The court has no role to play and there is no precedent fact for the court to determine. Furthermore, the investigation of refugee status and the question whether an individual should be afforded asylum might involve the consideration of foreign policy and the assessment of regimes in foreign countries and other similar matters with which a court of law would be ill equipped to deal.

 

Though I can well understand the appellants' anxieties that they may be sent to countries which they regard as unfriendly to them, I am unable to find any way in which this court can properly intervene to control or influence the decisions of the Secretary of State.

 

Without intending any disrespect to the helpful argument of Mr Sullivan on this point I was not surprised to learn that in other cases a concession has been made that questions as to refugee status and the right to asylum cannot be determined by the High Court.

 

I come finally to Mr Sullivan's third argument.

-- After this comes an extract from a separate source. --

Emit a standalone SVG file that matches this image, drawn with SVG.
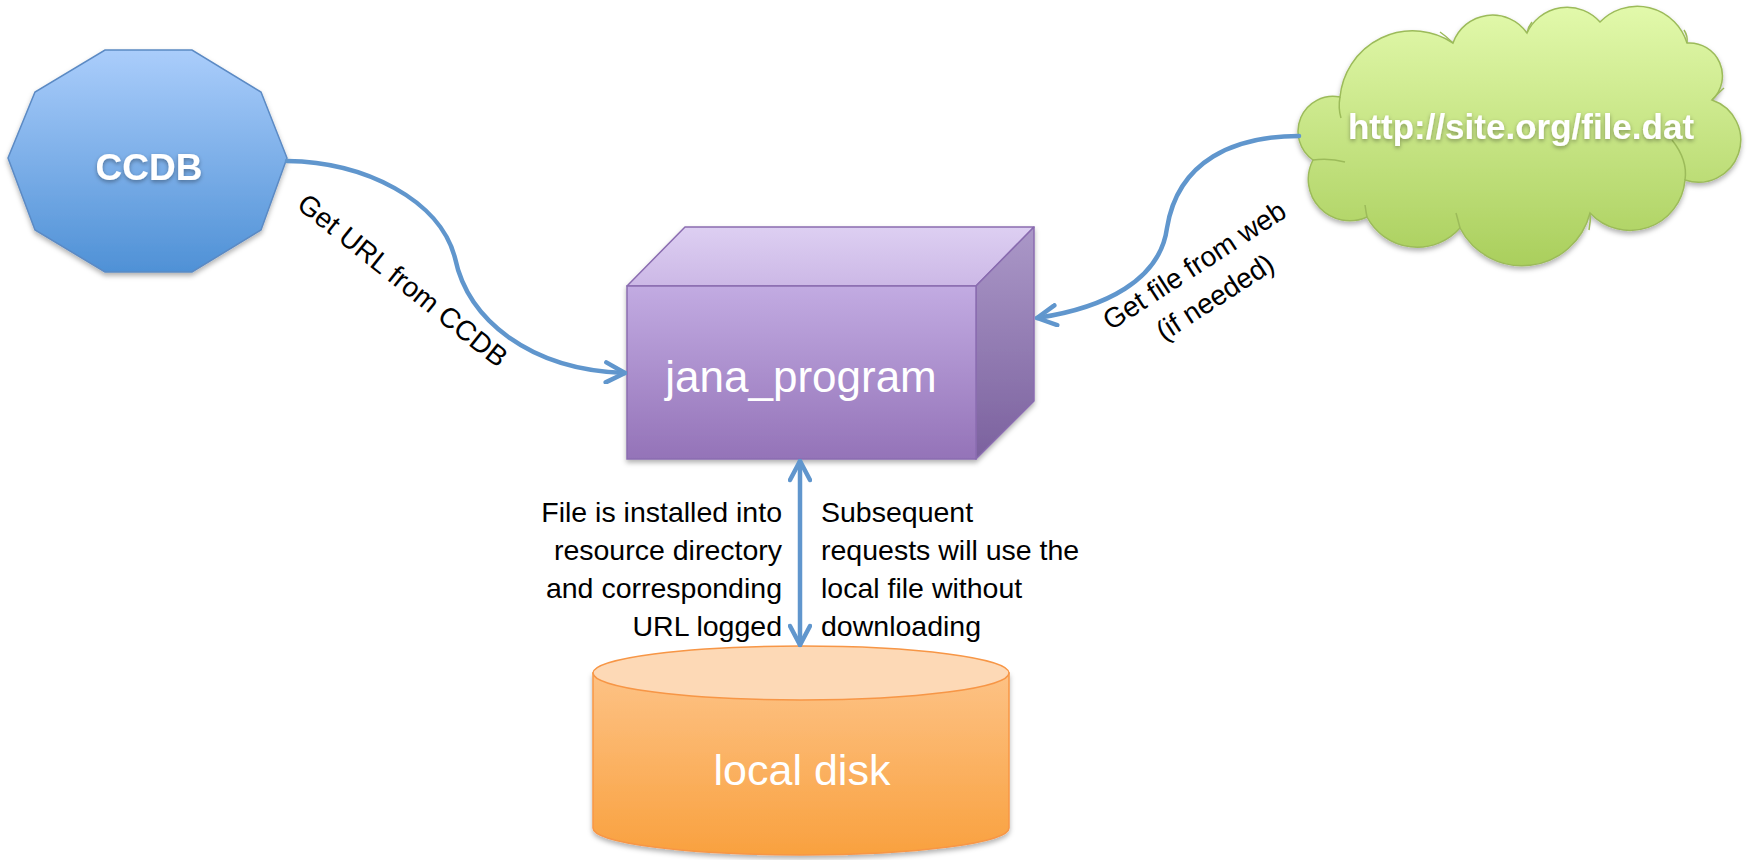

He pointed out that if it had been decided to deport the appellants rather than to direct their removal under paragraph 9 of Schedule 2 of the Act of 1971, the appellants would have had a right of appeal. Moreover by electing to remove the appellants rather than to deport them the immigration authorities had misdirected themselves by failing to take into account or by misconstruing the terms of the Convention and the guidelines given in the 1979 handbook.

 

Here again, as it seems to me, Mr Sullivan sought to place undue weight on paragraph 16 of the immigration rules (HC169). This paragraph enjoins the immigration authorities to take account of the Convention. In addition I consider that he overstated the effect of the 1979 handbook. The handbook recognises that the practice to be adopted in various states will vary and the recommendations are clearly drafted in broad terms to cover many different situations and many different legal systems. I can see no basis on which the court could interfere, either on the ground of a misdirection or on the basis of a breach of natural justice.

 

Moreover, it is to be observed that in the cases of Mr Bugdaycay and Mr Santis the question of asylum was further considered at the request in each case of a Member of Parliament.

 

Accordingly, for the reasons which I have endeavoured to outline, I would dismiss these three appeals.

 

Judgment Two:

 

BALCOMBE LJ: I agree.

 

Judgment Three:

 

OLIVER LJ: I also agree.

 

DISPOSITION:

 

Appeals dismissed. No order as to costs. Legal aid taxation of appellants' costs. Leave to appeal refused.